Will similarly tells Hannibal what he wants to hear. Not expecting Hannibal to believe him, but to demonstrate to Hannibal that Will knows what he wants to hear. To prove that Will has figured Hannibal out. For someone who thinks as highly of himself as Hannibal, this in itself is an impressive feat. A feat that earns Will the opportunity to escape the trap Hannibal has set for him. A worthy opponent is hard for the gentleman cannibal to find. Hannibal would rather keep Will around, at least a little while longer, going so far as to kill both the judge at Will’s trial and Beverly Katz to make it happen. 

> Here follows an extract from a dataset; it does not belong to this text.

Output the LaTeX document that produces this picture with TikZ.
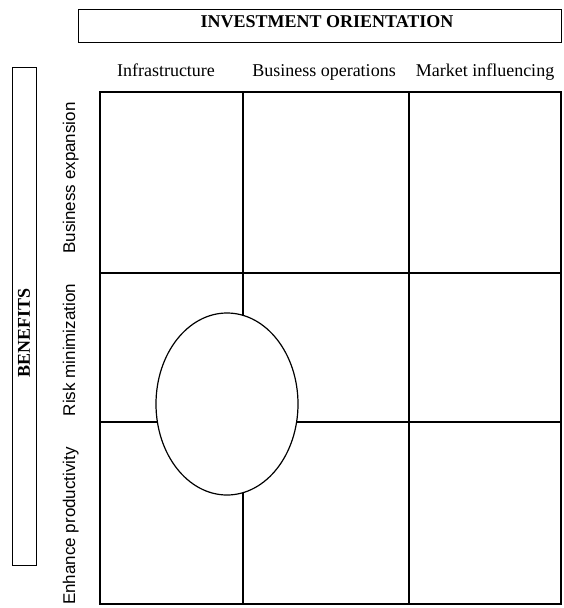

Like Hannibal, Amy seeks a worthy opponent. In the final moments of the film, she informs Nick that she is pregnant—the final twist in the Nick and Amy story that solidifies them as the perfect couple. Nick is, in a word, enraged.

N: You fucking cunt!

A: I’m the cunt you married. The only time you liked yourself was when you were trying to be someone this cunt would like. I’m not a quitter. I’m that cunt. I’ve killed for you. Who else can say that? You think you’d be happy with a nice Midwestern girl? No way, baby. I’m it.

N: Fuck! You’re delusional! I mean, you’re insane! Why would you even want this? Yes, I loved you, and then all we did was resent each other and try to control each other and cause each other pain.

A: That’s marriage.

And like Will, despite his protestations, Nick ultimately wants in too. When Nick tells his twin sister Margot that he intends to stay with Amy—to raise a child with Amy—despite the fact that she’s a psychopath who framed him for murder, she calls bullshit on his given reason of parental responsibility. “You want to stay,” she realizes, in tears. “You want to stay with her. You’re breaking my heart.” 

In season three’s “Apertivo,” Jack will come to Will and ask why he calls Hannibal in “Mizumono” and tells him that the FBI knows Hannibal is the Chesapeake Ripper and plans to arrest him. “Because he was my friend,” Will tentatively responds. “And because I wanted to run away with him.”